Each of the handful of cities that has divested is small and their divestment is modest, but they have chosen an outsized moral path with global implications.
In Mid-August, Benjamin Netanyahu, Prime Minister of Israel, stated he has no choice but to “finish the job” in Gaza: Call it his final solution. And to ensure his ghoulish promise, the Israeli Cabinet, in lockstep, just approved an Israel Defense Forces plan “to sweep away all of the nearly million residents of Gaza City–by displacement or death—… slated to begin October 7.” Israel has also killed more food aid workers from the United Nations, International Red Cross, and other established aid agencies than any other country in the world, ensuring a now-confirmed famine in Gaza City.
I am reminded of the poet and pacifist Walt Whitman’s judgment about a cold-blooded, merciless war criminal in the Civil War, Heinrich Wirz, who tortured and starved to death thousands of Union soldiers in Andersonville prison, Georgia. “There are deeds, crimes that may be forgiven,” he said, “but this is not among them.” Nor will be the Israeli Zionists’ crime against Palestinian humanity, “the world’s first live-streamed genocide” that has treated the people of Gaza worse than animals, worse than we ever expected a people to be treated after the Nazis slaughtered Jews in the Holocaust. The lesson “never again” has not been learned: not by Zionist Israel, not by at least a dozen other countries where horrific genocides have been documented, not by European countries who have stood by Israel and are late upon the scene speaking against the genocide. And not by the United States and Germany together, whose weapons constitute the vast majority of those used on Gaza and who could end the war immediately by an ethical “no.” (Of course, weapons makers rule and would revolt.)

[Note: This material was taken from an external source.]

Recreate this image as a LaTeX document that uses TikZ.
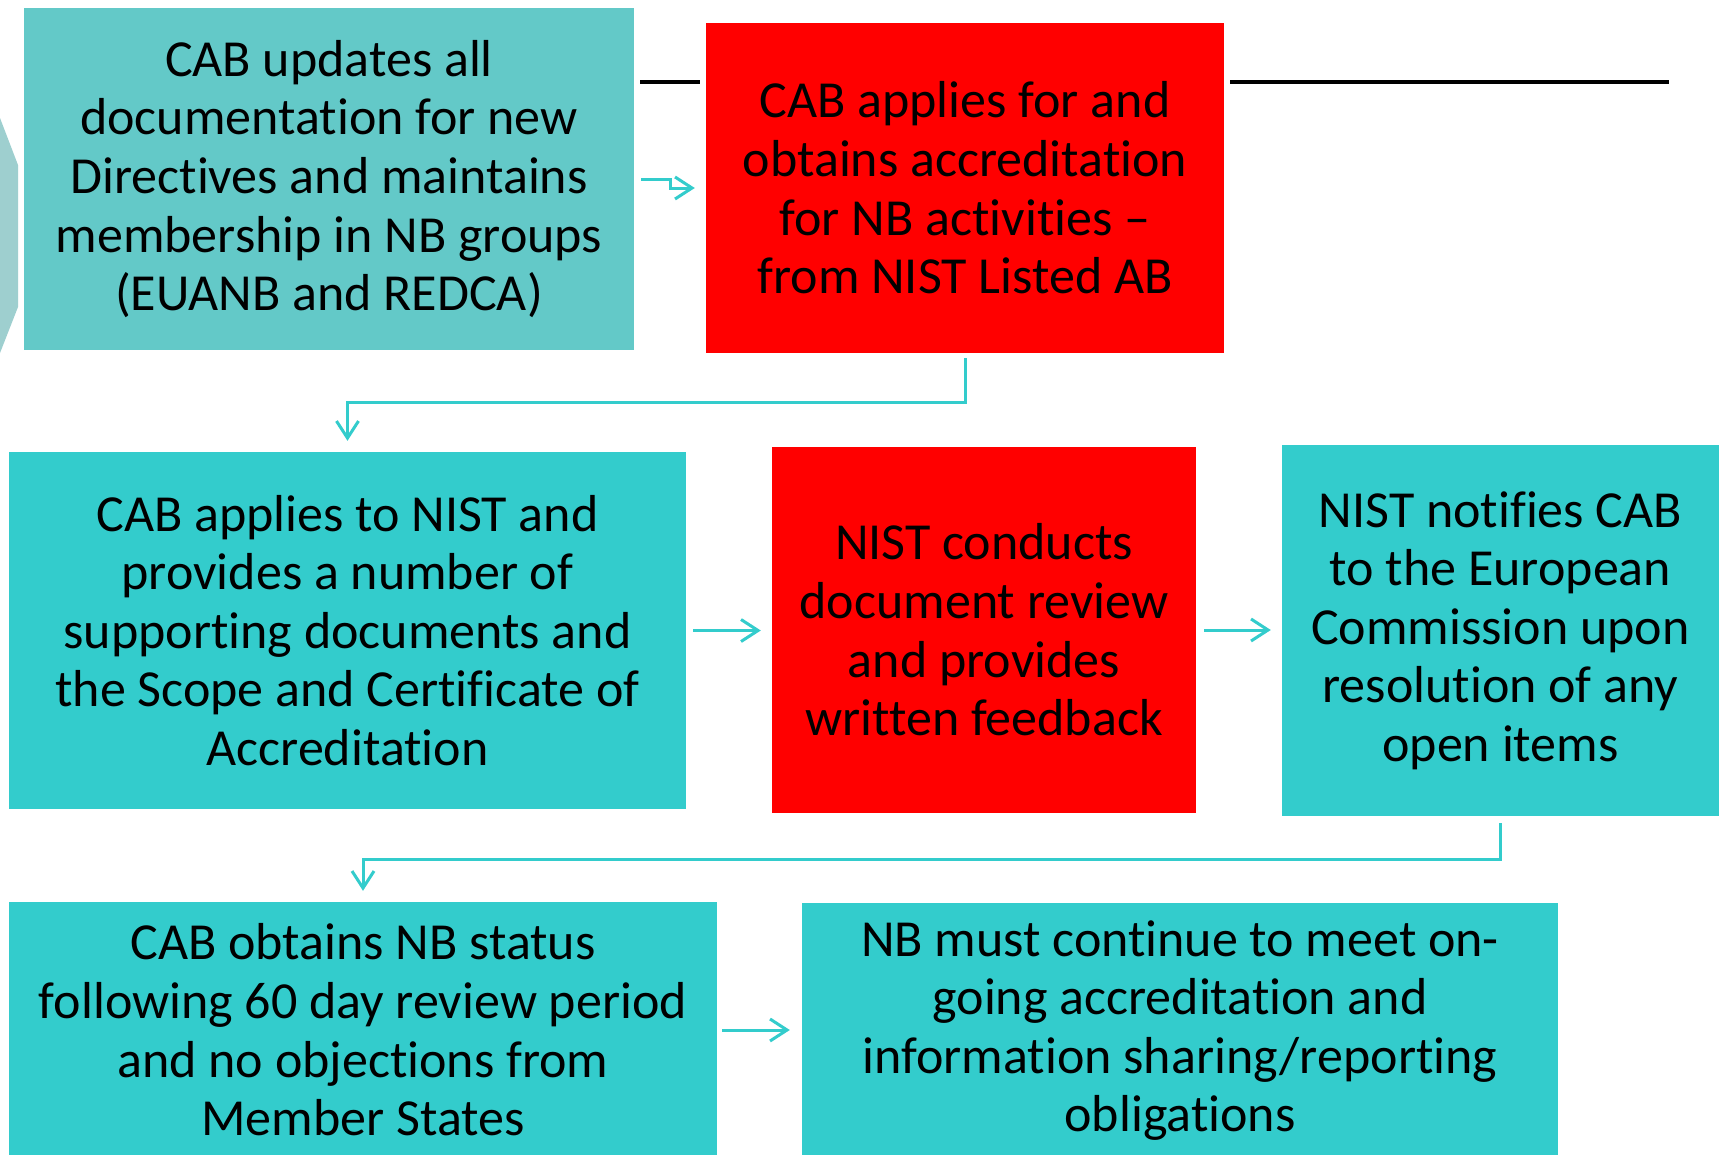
\documentclass[tikz,border=0pt]{standalone}
\usepackage{fontspec}
\setmainfont{Carlito}[Ligatures=NoCommon]
\usetikzlibrary{arrows.meta}
\definecolor{tealmain}{RGB}{51,204,204}
\definecolor{teallight}{RGB}{99,201,200}
\definecolor{tealgrey}{RGB}{158,207,207}
\definecolor{redbox}{RGB}{255,0,0}
\tikzset{
  box/.style={rectangle, inner sep=0pt, align=center, text=black,
    font=\fontsize{52bp}{58.6bp}\selectfont},
  conn/.style={draw=tealmain, line width=3bp,
    -{Straight Barb[length=17bp,width=22bp,line width=3bp]}},
  rule/.style={draw=black, line width=3.2bp}
}
\begin{document}
\begin{tikzpicture}[x=1bp,y=-1bp]
\clip (0,0) rectangle (1721,1154);
\fill[white] (0,0) rectangle (1721,1154);

% edge of the large shape at the left margin
\fill[tealgrey] (0,118) -- (18,165) -- (18,307) -- (0,353) -- cycle;

% process steps
\node[box, fill=teallight, minimum width=610bp, minimum height=342bp] (b1) at (329,179)
  {CAB updates all\\documentation for new\\Directives and maintains\\membership in NB groups\\(EUANB and REDCA)};
\node[box, fill=redbox, minimum width=518bp, minimum height=330bp] (b2) at (965,188)
  {CAB applies for and\\obtains accreditation\\for NB activities –\\from NIST Listed AB};
\node[box, fill=tealmain, minimum width=677bp, minimum height=357bp] (b3) at (347.5,630.5)
  {CAB applies to NIST and\\provides a number of\\supporting documents and\\the Scope and Certificate of\\Accreditation};
\node[box, fill=redbox, minimum width=424bp, minimum height=366bp] (b4) at (984,630)
  {NIST conducts\\document review\\and provides\\written feedback};
\node[box, fill=tealmain, minimum width=437bp, minimum height=371bp] (b5) at (1500.5,630.5)
  {NIST notifies CAB\\to the European\\Commission upon\\resolution of any\\open items};
\node[box, fill=tealmain, minimum width=708bp, minimum height=256bp] (b6) at (363,1030)
  {CAB obtains NB status\\following 60 day review period\\and no objections from\\Member States};
\node[box, fill=tealmain, minimum width=756bp, minimum height=255bp] (b7) at (1180,1030.5)
  {NB must continue to meet on-\\going accreditation and\\information sharing/reporting\\obligations};

% black rules on either side of the accreditation step
\coordinate (r1a) at (640,82);
\coordinate (r1b) at (700,82);
\coordinate (r2a) at (1230,82);
\coordinate (r2b) at (1669,82);
\draw[rule] (r1a) -- (r1b);
\draw[rule] (r2a) -- (r2b);

% connectors
\draw[conn, shorten <=7bp, shorten >=11bp] (b1.east) -- ++(36,0) |- (b2.west);
\draw[conn, shorten <=5bp, shorten >=11bp] (b2.south) -- ++(0,49) -| (b3.north);
\draw[conn, shorten <=7bp, shorten >=11bp] (b3.east) -- (b3.east -| b4.west);
\draw[conn, shorten <=8bp, shorten >=11bp] (b4.east) -- (b4.east -| b5.west);
\draw[conn, shorten <=7bp, shorten >=11bp] (b5.south) -- ++(0,43) -| (b6.north);
\draw[conn, shorten <=5bp, shorten >=12bp] (b6.east) -- (b6.east -| b7.west);
\end{tikzpicture}
\end{document}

What gives a glimmer of hope is the activism, particularly that of youth throughout the world, protesting, organizing boycotts, risking arrest and their lives. It took two years of intense, nonstop “research, agitation and direct action” for the diaspora Palestinian Youth Movement to win a “landmark” victory in late June of this year against the Danish shipping company Maersk. Through rigorous research they gathered the evidence that Maersk shipped arms transfers, including vital parts for F-35 fighters, used to bomb Gaza’s civilian population, and provided commercial shipping for business enterprises operating in illegal Israeli settlements, some of which are arms companies.
Their strategy to find “the crack in the armor of genocide” led them to decide that convincing a shipping company to stop a controversial and small part of their business would more likely be successful than convincing a military arms manufacturer to cease selling arms to Israel. The organizers then released their findings about Maersk and turned to direct action: protests, sit-ins, and facility shutdowns in US and European cities; confronting politicians and city council meetings; enlisting allies in environmental and labor sectors, members of parliament, lawyers, and more. They successfully urged Maersk shareholders to bring forth a resolution about the company’s complicity in genocide. In June 2025, Maersk met the one of their demands: They will no longer provide shipping for Israeli business enterprises, including arms companies, operating in illegal Israeli settlements. The “Mask Off Maersk” campaign will continue until Maersk terminates the transport of weapons components and weapons to Israel.
May they succeed where admirable UN pronouncements with little enforcement have not.